*Supplied data*.
□ □ □
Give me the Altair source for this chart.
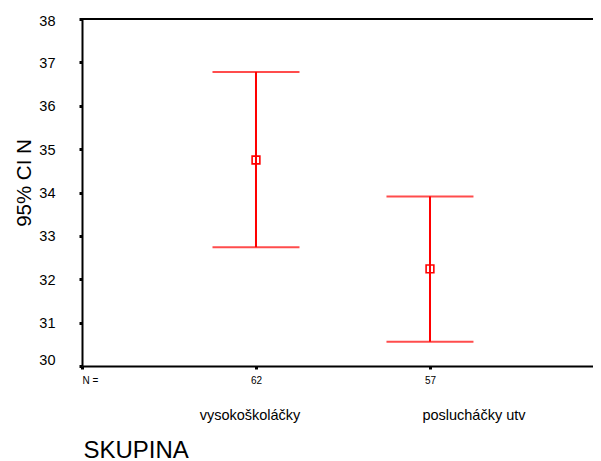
import altair as alt
import pandas as pd

groups = ["vysokoškoláčky", "poslucháčky utv"]
group_pos = [1, 2]
counts = [62, 57]
means = [34.75, 32.24]
ci_low = [32.74, 30.56]
ci_high = [36.78, 33.91]

df = pd.DataFrame({
    "group": groups, "pos": group_pos, "n": counts,
    "mean": means, "lo": ci_low, "hi": ci_high,
})

RED = "#ff0000"
FONT = "Liberation Sans"
W, H = 511, 347

xscale = alt.Scale(domain=[0, 2.937], nice=False, zero=False)
yscale = alt.Scale(domain=[30, 38], nice=False, zero=False)

label_expr = "datum.value == 0 ? 'N =' : (datum.value == 1 ? '%d' : '%d')" % (counts[0], counts[1])

xaxis = alt.Axis(
    values=[0, 1, 2], labelExpr=label_expr, grid=False,
    domainColor="black", domainWidth=2, tickColor="black", tickWidth=3, tickSize=3,
    labelFont=FONT, labelFontSize=10, labelColor="black", labelPadding=6,
    title="SKUPINA", titleFont=FONT, titleFontSize=24, titleFontWeight="normal",
    titleColor="black", titleAnchor="start", titleAlign="left",
    titleBaseline="alphabetic", titleX=1, titleY=91,
)
yaxis = alt.Axis(
    values=list(range(30, 39)), grid=False,
    domainColor="black", domainWidth=2, tickColor="black", tickWidth=3, tickSize=3,
    labelFont=FONT, labelFontSize=14.5, labelColor="black", labelPadding=24,
    labelBaseline="middle",
    labelOffset={"condition": [{"test": "datum.value === 30", "value": -6},
                               {"test": "datum.value === 38", "value": 2}],
                 "value": 1},
    title="95% CI N", titleFont=FONT, titleFontSize=20.5,
    titleFontWeight="normal", titleColor="black", titleAngle=270,
    titleAlign="center", titleBaseline="alphabetic", titleX=-52, titleY=163.5,
)

base = alt.Chart(df)

# top frame line of the plot area
top_line = base.mark_rule(color="black", strokeWidth=2).encode(
    y=alt.datum(38), x=alt.value(0), x2=alt.value(W)
)

vline = base.mark_rule(color=RED, strokeWidth=2).encode(
    x=alt.X("pos:Q", scale=xscale, axis=xaxis),
    y=alt.Y("lo:Q", scale=yscale, axis=yaxis),
    y2="hi:Q",
)
cap_hi = base.mark_tick(color=RED, orient="horizontal", size=87, thickness=2).encode(
    x="pos:Q", y="hi:Q"
)
cap_lo = base.mark_tick(color=RED, orient="horizontal", size=87, thickness=2).encode(
    x="pos:Q", y="lo:Q"
)
mean_pt = base.mark_square(color=RED, filled=False, size=60, strokeWidth=1.6, opacity=1).encode(
    x="pos:Q", y="mean:Q"
)

offsets = [-6, 44]
cat_labels = [
    base.transform_filter(alt.datum.group == g).mark_text(
        font=FONT, fontSize=14.5, color="black", align="center",
        baseline="alphabetic", dx=off,
    ).encode(x="pos:Q", y=alt.value(H + 54), text="group:N")
    for g, off in zip(groups, offsets)
]

chart = alt.layer(vline, top_line, cap_hi, cap_lo, mean_pt, *cat_labels).properties(
    width=W, height=H,
    autosize=alt.AutoSizeParams(type="none"),
    padding={"left": 74, "top": 11, "right": 0, "bottom": 94},
    background="white",
).configure_view(stroke=None)

chart.save("out.html", embed_options={"renderer": "svg", "actions": False})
□ □ □
*Requirement*. Restate only the lines running from the start of the material above through the line containing "yscale = alt.Scale(domain=[30, 38], nice=False, zero=False)", ends included. No pictures.

*Written response*.
Give me the Altair source for this chart.
import altair as alt
import pandas as pd

groups = ["vysokoškoláčky", "poslucháčky utv"]
group_pos = [1, 2]
counts = [62, 57]
means = [34.75, 32.24]
ci_low = [32.74, 30.56]
ci_high = [36.78, 33.91]

df = pd.DataFrame({
    "group": groups, "pos": group_pos, "n": counts,
    "mean": means, "lo": ci_low, "hi": ci_high,
})

RED = "#ff0000"
FONT = "Liberation Sans"
W, H = 511, 347

xscale = alt.Scale(domain=[0, 2.937], nice=False, zero=False)
yscale = alt.Scale(domain=[30, 38], nice=False, zero=False)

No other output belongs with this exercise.